In complete honesty when I began reading this I found the artwork to be quite messy. Some close up shots and darkly coloured panels made me have to look twice to fully understand. However, the more I read the more I warmed to the art and realised its rough textured lines were as much part of the story as the story itself. I realised the sometimes scruffy looking panel is an interpretation of the narrative.
As the story develops and crazy things start to happen Alison Sampson’s art with Triona Farrell’s colours come to life. Their interpretation of the web like cocoons women become entrapped in when they sleep are really clever and eye-catching.

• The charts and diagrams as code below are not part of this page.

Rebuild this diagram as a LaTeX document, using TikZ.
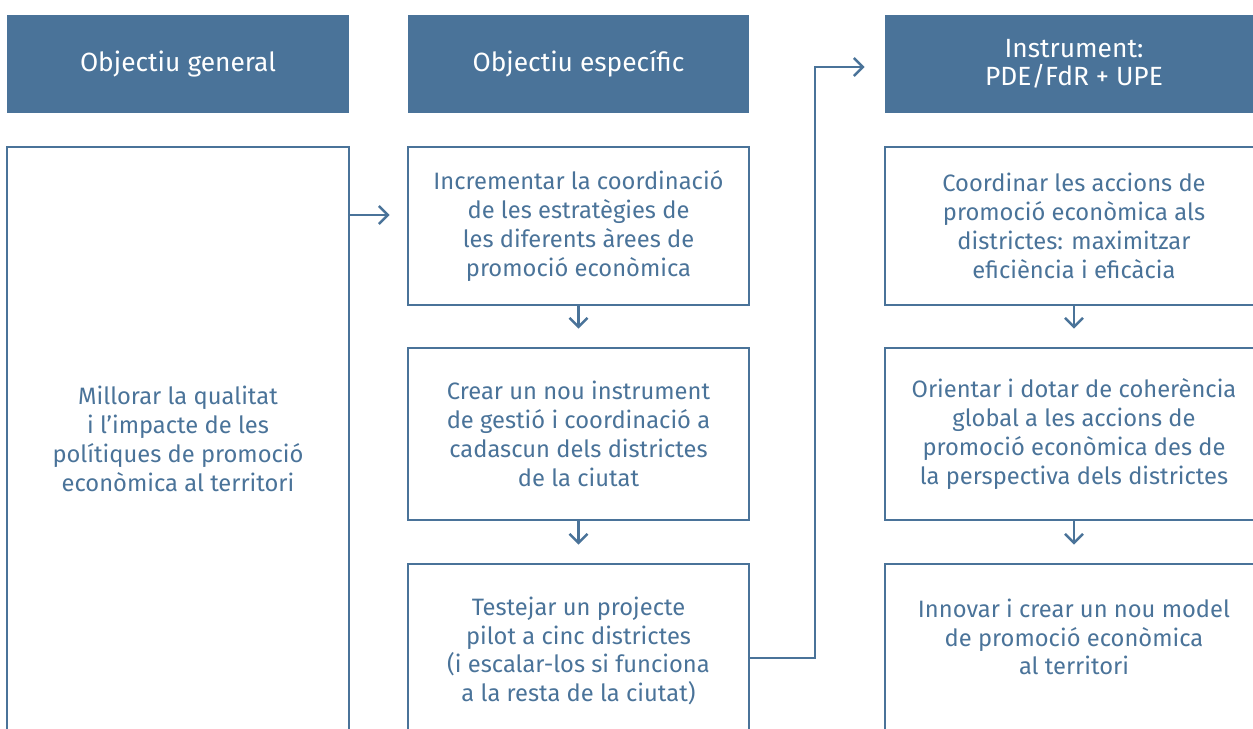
\documentclass[tikz,border=0pt]{standalone}
\usepackage{fontspec}
\setmainfont{Fira Sans}
\usetikzlibrary{arrows.meta, positioning, calc}
\definecolor{cblue}{HTML}{4A7399}
\tikzset{
  every picture/.style={line width=1.6pt},
  head/.style={fill=cblue, text=white, align=center, inner sep=0pt, minimum height=1.96cm,
    font=\fontsize{15}{16.2}\selectfont},
  card/.style={draw=cblue, text=cblue, align=center, inner sep=0pt,
    font=\fontsize{13.5}{16.4}\selectfont},
  cardtext/.style={text=cblue, align=center, inner sep=0pt, font=\fontsize{13.5}{16.4}\selectfont},
  arrow/.style={-{Straight Barb[length=1.8mm, width=3.6mm]}, draw=cblue, line width=1.4pt},
}

\begin{document}
\begin{tikzpicture}[x=0.02cm, y=-0.02cm]
  \useasboundingbox (0,0) rectangle (1253,729);
  \clip (0,0) rectangle (1253,729);
  % column headers
  \node[head, minimum width=6.84cm] (hgen) at (178,64) {Objectiu general};
  \node[head, minimum width=6.82cm] (hesp) at (578.5,64) {Objectiu específic};
  \node[head, minimum width=7.56cm] (hins) at (1074,64) {Instrument:\\PDE/FdR + UPE};
  % general objective
  \node[card, minimum width=6.84cm, minimum height=11.68cm] (gen) at (178,439)
    {Millorar la qualitat\\i l’impacte de les\\polítiques de promoció\\econòmica al territori};
  % specific objectives
  \node[card, minimum width=6.82cm, minimum height=3.16cm] (esp1) at (578.5,226)
    {Incrementar la coordinació\\de les estratègies de\\les diferents àrees de\\promoció econòmica};
  \node[card, minimum width=6.82cm, minimum height=3.44cm] (esp2) at (578.5,434)
    {Crear un nou instrument\\de gestió i coordinació a\\cadascun dels districtes\\de la ciutat};
  \node[card, minimum width=6.82cm, minimum height=3.48cm] (esp3) at (578.5,651)
    {Testejar un projecte\\pilot a cinc districtes\\(i escalar-los si funciona\\a la resta de la ciutat)};
  % instrument
  \node[card, minimum width=7.56cm, minimum height=3.16cm] (ins1) at (1074,226)
    {Coordinar les accions de\\promoció econòmica als\\districtes: maximitzar\\eficiència i eficàcia};
  \node[card, minimum width=7.56cm, minimum height=3.44cm] (ins2) at (1074,434)
    {Orientar i dotar de coherència\\global a les accions de\\promoció econòmica des de\\la perspectiva dels districtes};
  \node[card, minimum width=7.56cm, minimum height=3.48cm] (ins3) at (1074,651) {};
  \node[cardtext] (ins3txt) at (1074,637)
    {Innovar i crear un nou model\\de promoció econòmica\\al territori};
  % connectors
  \draw[arrow, shorten >=0.34cm] (gen.east |- 0,215) -- (esp1.west |- 0,215);
  \draw[arrow, shorten >=0.36cm] (esp1) -- (esp2);
  \draw[arrow, shorten >=0.36cm] (esp2) -- (esp3);
  \draw[arrow, shorten >=0.36cm] (ins1) -- (ins2);
  \draw[arrow, shorten >=0.36cm] (ins2) -- (ins3);
  \draw[arrow, shorten >=0.38cm] (esp3.east |- 0,658) -- (815,658) |- (hins.west |- 0,67);
\end{tikzpicture}
\end{document}
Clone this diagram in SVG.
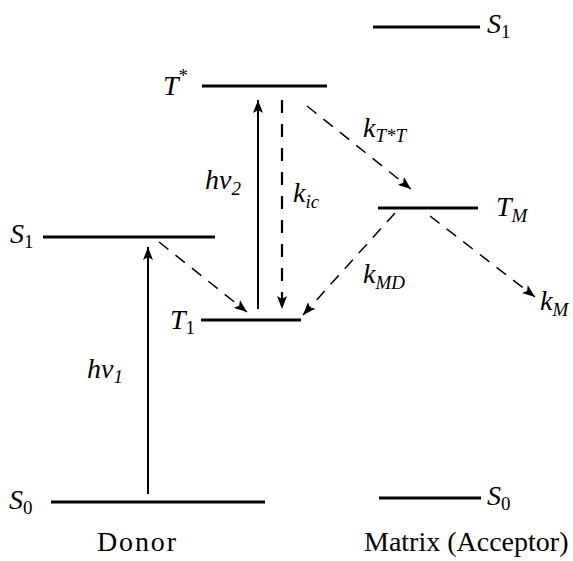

I’m always a fan of lettering that moves away from the standard white box and black text and letterers Chrita Miesner and Valerie Lopez do this to the max. The standard letters throughout are black box with white text with a variety of other colours when required giving the book a different feel, which in turn blends really well with the artwork and story.
Previously released as individual issues in 2020 this collected hardback version brings the first chapter of the story together with the additional variant cover collection and I find this a good way to read this series. Much like binging a TV series I believe binging your way through this collected edition helps suck you into the story and keeps your attention.
I read this via a physical hardback collected edition issued by Penguin Random House on behalf of IDW Publishing and received no other incentive to review this comic. All images and artwork are courtesy of IDW Publishing and their respective owners.